* Begin *

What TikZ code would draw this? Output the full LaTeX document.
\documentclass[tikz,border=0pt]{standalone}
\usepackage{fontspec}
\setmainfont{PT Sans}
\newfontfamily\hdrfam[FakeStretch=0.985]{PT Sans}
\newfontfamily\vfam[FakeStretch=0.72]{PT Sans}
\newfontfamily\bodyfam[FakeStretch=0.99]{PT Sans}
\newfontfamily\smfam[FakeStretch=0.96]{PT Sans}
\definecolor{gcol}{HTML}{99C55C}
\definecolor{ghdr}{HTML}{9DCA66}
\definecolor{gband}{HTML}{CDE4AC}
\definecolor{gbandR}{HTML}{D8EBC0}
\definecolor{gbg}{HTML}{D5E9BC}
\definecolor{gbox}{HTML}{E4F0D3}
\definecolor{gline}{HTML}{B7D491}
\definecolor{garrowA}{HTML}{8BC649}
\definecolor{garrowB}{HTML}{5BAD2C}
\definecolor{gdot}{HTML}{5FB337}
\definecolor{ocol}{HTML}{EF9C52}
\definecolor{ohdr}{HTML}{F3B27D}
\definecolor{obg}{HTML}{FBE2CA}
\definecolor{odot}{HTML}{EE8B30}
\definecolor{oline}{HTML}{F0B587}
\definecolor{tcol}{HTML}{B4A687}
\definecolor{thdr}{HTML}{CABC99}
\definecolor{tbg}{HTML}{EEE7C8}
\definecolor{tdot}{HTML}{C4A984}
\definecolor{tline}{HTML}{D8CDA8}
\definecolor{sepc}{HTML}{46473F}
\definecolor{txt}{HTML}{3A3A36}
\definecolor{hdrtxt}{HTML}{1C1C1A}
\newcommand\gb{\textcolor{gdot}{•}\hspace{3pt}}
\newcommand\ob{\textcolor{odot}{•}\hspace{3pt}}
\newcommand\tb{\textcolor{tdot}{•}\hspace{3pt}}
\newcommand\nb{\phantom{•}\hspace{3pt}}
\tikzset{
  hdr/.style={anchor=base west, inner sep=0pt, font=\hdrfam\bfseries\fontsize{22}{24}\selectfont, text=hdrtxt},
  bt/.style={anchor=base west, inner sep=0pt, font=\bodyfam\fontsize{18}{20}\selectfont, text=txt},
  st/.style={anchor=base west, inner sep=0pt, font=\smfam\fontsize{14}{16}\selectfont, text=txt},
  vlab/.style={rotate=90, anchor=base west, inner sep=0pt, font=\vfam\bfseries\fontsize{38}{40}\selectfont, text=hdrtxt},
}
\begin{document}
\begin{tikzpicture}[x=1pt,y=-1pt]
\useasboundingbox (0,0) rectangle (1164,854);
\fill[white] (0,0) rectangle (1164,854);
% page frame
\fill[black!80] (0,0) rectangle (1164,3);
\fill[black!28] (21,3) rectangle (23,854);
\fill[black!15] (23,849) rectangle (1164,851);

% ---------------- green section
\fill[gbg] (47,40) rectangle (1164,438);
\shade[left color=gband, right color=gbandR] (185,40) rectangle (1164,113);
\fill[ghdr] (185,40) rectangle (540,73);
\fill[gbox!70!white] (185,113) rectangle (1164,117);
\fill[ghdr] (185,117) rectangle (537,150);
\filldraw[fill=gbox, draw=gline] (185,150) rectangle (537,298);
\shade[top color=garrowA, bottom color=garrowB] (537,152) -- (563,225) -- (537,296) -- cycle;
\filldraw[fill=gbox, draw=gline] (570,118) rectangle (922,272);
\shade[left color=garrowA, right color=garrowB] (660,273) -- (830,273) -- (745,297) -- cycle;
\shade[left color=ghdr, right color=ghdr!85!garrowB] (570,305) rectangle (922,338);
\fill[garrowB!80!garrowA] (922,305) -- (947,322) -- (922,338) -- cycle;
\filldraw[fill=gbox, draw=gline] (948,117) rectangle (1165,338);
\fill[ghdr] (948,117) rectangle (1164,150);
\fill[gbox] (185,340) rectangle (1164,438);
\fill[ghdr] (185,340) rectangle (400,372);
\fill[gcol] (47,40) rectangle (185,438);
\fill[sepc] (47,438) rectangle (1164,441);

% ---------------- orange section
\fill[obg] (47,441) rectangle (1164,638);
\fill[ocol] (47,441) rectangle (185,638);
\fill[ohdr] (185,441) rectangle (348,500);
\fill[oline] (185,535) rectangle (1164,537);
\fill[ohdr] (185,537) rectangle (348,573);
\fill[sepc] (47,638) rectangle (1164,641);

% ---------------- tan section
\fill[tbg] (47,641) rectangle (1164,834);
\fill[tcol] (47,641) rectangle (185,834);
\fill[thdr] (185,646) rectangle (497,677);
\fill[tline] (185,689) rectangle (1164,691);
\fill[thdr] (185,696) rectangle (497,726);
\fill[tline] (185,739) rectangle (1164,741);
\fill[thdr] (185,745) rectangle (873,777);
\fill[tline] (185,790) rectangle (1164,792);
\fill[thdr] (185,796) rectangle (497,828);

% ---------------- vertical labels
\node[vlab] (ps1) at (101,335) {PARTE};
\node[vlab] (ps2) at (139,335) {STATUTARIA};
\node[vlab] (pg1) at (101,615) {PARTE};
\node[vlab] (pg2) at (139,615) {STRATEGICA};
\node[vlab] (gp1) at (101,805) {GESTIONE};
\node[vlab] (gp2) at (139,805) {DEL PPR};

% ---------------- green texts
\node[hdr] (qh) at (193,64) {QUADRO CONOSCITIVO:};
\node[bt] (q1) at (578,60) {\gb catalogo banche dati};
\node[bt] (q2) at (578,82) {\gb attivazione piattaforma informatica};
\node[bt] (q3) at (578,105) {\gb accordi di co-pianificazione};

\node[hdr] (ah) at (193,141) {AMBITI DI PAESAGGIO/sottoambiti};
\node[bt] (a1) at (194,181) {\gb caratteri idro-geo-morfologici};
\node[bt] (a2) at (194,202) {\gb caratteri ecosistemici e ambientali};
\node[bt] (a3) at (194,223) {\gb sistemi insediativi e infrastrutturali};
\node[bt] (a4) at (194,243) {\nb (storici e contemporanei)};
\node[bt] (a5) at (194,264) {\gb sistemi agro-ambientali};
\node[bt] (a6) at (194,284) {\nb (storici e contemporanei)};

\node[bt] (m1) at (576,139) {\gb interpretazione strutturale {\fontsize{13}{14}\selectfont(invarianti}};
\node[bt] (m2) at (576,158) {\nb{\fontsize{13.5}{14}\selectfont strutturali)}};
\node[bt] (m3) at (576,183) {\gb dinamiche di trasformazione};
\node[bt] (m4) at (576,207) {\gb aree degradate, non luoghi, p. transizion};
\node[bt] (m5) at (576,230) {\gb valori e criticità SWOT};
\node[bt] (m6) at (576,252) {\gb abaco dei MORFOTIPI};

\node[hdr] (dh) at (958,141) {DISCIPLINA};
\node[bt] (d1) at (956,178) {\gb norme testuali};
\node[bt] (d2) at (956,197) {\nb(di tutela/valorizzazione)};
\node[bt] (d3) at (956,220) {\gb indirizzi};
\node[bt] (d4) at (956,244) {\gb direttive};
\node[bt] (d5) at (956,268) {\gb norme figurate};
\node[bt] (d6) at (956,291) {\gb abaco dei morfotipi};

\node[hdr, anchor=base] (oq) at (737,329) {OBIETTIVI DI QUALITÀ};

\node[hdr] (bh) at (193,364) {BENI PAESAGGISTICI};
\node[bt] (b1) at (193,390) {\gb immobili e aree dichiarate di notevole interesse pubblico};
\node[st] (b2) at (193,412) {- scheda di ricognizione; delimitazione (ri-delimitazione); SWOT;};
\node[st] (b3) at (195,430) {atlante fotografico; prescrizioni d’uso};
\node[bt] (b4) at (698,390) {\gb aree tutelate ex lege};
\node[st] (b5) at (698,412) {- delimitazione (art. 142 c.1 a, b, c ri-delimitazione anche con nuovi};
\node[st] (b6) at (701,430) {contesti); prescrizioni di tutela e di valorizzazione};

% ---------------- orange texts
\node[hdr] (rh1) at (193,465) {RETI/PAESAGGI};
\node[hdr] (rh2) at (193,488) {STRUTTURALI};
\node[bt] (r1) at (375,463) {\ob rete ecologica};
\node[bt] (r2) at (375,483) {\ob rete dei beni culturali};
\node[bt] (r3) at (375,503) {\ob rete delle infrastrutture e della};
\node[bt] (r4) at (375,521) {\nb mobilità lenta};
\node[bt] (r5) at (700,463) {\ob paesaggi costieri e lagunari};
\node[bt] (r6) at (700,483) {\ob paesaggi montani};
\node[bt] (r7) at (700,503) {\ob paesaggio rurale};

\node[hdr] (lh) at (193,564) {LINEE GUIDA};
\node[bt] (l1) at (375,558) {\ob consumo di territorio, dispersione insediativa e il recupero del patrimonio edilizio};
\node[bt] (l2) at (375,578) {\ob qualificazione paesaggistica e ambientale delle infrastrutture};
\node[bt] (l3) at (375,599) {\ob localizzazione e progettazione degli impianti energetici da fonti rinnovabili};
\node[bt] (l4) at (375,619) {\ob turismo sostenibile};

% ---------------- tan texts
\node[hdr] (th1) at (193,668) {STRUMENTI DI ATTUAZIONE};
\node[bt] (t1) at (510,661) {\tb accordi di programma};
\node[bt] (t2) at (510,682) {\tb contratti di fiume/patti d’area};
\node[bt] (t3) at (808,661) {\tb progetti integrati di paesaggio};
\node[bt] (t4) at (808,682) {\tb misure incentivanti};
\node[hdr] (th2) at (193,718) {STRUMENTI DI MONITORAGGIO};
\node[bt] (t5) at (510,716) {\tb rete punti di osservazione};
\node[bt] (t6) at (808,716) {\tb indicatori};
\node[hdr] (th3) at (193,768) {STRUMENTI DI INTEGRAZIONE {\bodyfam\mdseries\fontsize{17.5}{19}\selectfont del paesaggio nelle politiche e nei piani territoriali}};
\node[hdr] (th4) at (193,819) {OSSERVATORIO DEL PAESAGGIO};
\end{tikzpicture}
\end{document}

* End *

BRIEF: Only the lines from the first line of the material above through the line that contains "(23,849) rectangle (1164,851);" should be quoted, each one exactly.

OUTPUT BELOW:
What TikZ code would draw this? Output the full LaTeX document.
\documentclass[tikz,border=0pt]{standalone}
\usepackage{fontspec}
\setmainfont{PT Sans}
\newfontfamily\hdrfam[FakeStretch=0.985]{PT Sans}
\newfontfamily\vfam[FakeStretch=0.72]{PT Sans}
\newfontfamily\bodyfam[FakeStretch=0.99]{PT Sans}
\newfontfamily\smfam[FakeStretch=0.96]{PT Sans}
\definecolor{gcol}{HTML}{99C55C}
\definecolor{ghdr}{HTML}{9DCA66}
\definecolor{gband}{HTML}{CDE4AC}
\definecolor{gbandR}{HTML}{D8EBC0}
\definecolor{gbg}{HTML}{D5E9BC}
\definecolor{gbox}{HTML}{E4F0D3}
\definecolor{gline}{HTML}{B7D491}
\definecolor{garrowA}{HTML}{8BC649}
\definecolor{garrowB}{HTML}{5BAD2C}
\definecolor{gdot}{HTML}{5FB337}
\definecolor{ocol}{HTML}{EF9C52}
\definecolor{ohdr}{HTML}{F3B27D}
\definecolor{obg}{HTML}{FBE2CA}
\definecolor{odot}{HTML}{EE8B30}
\definecolor{oline}{HTML}{F0B587}
\definecolor{tcol}{HTML}{B4A687}
\definecolor{thdr}{HTML}{CABC99}
\definecolor{tbg}{HTML}{EEE7C8}
\definecolor{tdot}{HTML}{C4A984}
\definecolor{tline}{HTML}{D8CDA8}
\definecolor{sepc}{HTML}{46473F}
\definecolor{txt}{HTML}{3A3A36}
\definecolor{hdrtxt}{HTML}{1C1C1A}
\newcommand\gb{\textcolor{gdot}{•}\hspace{3pt}}
\newcommand\ob{\textcolor{odot}{•}\hspace{3pt}}
\newcommand\tb{\textcolor{tdot}{•}\hspace{3pt}}
\newcommand\nb{\phantom{•}\hspace{3pt}}
\tikzset{
  hdr/.style={anchor=base west, inner sep=0pt, font=\hdrfam\bfseries\fontsize{22}{24}\selectfont, text=hdrtxt},
  bt/.style={anchor=base west, inner sep=0pt, font=\bodyfam\fontsize{18}{20}\selectfont, text=txt},
  st/.style={anchor=base west, inner sep=0pt, font=\smfam\fontsize{14}{16}\selectfont, text=txt},
  vlab/.style={rotate=90, anchor=base west, inner sep=0pt, font=\vfam\bfseries\fontsize{38}{40}\selectfont, text=hdrtxt},
}
\begin{document}
\begin{tikzpicture}[x=1pt,y=-1pt]
\useasboundingbox (0,0) rectangle (1164,854);
\fill[white] (0,0) rectangle (1164,854);
% page frame
\fill[black!80] (0,0) rectangle (1164,3);
\fill[black!28] (21,3) rectangle (23,854);
\fill[black!15] (23,849) rectangle (1164,851);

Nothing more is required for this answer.